Toronto Police Arrest ‘Swastika Man’ for Third Antisemitic Attack in Two Months
A Toronto resident dubbed “Swastika Man” after being photographed with the Nazi symbol drawn on his chest is in the custody of local police, charged with a third antisemitic assault in the space of two months.
Michael Park, 32, of no fixed address, appeared in court on Monday over an incident involving a woman who was waiting on a Toronto subway platform on Saturday afternoon.
Park’s victim, Sarah Gillis, told Canadian news outlet Global News that he approached her while she sat waiting for a train, asking her twice whether she was a Jew. When Gillis didn’t respond, Park gave a Nazi salute and asked her if she knew what the gesture meant.
“So I said to him, ‘Have a nice day,'” Gillis recalled. “That’s when he said, ‘You are a Jew,’ and he came towards me.”
Park abruptly grabbed Gillis, who is not Jewish, forcing her into a headlock before another man intervened, pulling him off. According to Gillis, Park then fled the scene by jumping on a subway train. Police arrested him on Sunday.

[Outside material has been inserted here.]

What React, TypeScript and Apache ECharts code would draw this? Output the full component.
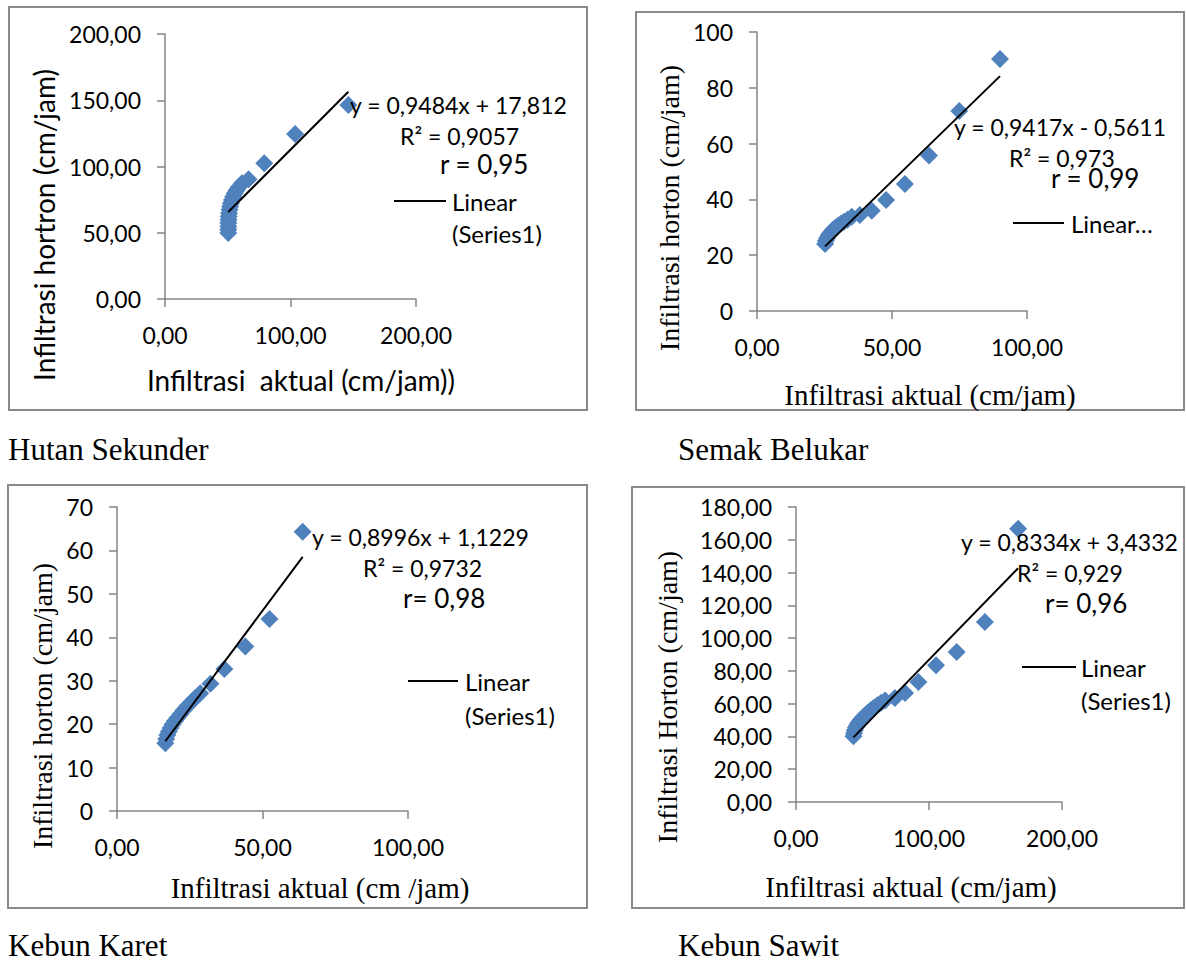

The attack was at least the third antisemitic outrage carried out by Park since July.
On July 6, a shirtless Park was photographed with a swastika drawn on his chest shortly after he was seen yelling antisemitic slurs and throwing objects at another person at Stanley Park, in the King Street West and Walnut Avenue area of the city. He was arrested nearby and charged with assault with a weapon as well as two municipal bylaw infractions related to behavior in parks.
However, four days later, there was another antisemitic incident involving Park, this time in the Yonge Street and Elm Street area. Again, Park displayed a drawing of a swastika on his chest and was heard yelling antisemitic slurs at three Jewish women.
When a man who witnessed the outrage confronted Park about his antisemitic language, he was punched multiple times.
On that occasion, Park was arrested not far from the scene and charged with one count of assault.
Following the news of Park’s latest arrest, the head of Canada’s main Jewish organization combating antisemitism urged an end to the “revolving door” bail system.
“Stronger judicial measures are needed to keep the Jewish community safe, especially during the High Holidays,” said Michael Mostyn, Chief Executive Officer of B’nai Brith Canada, in a statement. “We thank Toronto Police for their diligence in re-apprehending the accused, but the revolving door bail system must end.”
Mostyn added that there was “a strong public interest in denying bail to someone who repeatedly engages in unprovoked hate-motivated assaults.”
According to B’nai Brith Canada, Toronto’s Jews were the most targeted group for hate crimes in the city during the last year, accounting for 34% of the total number of offenses.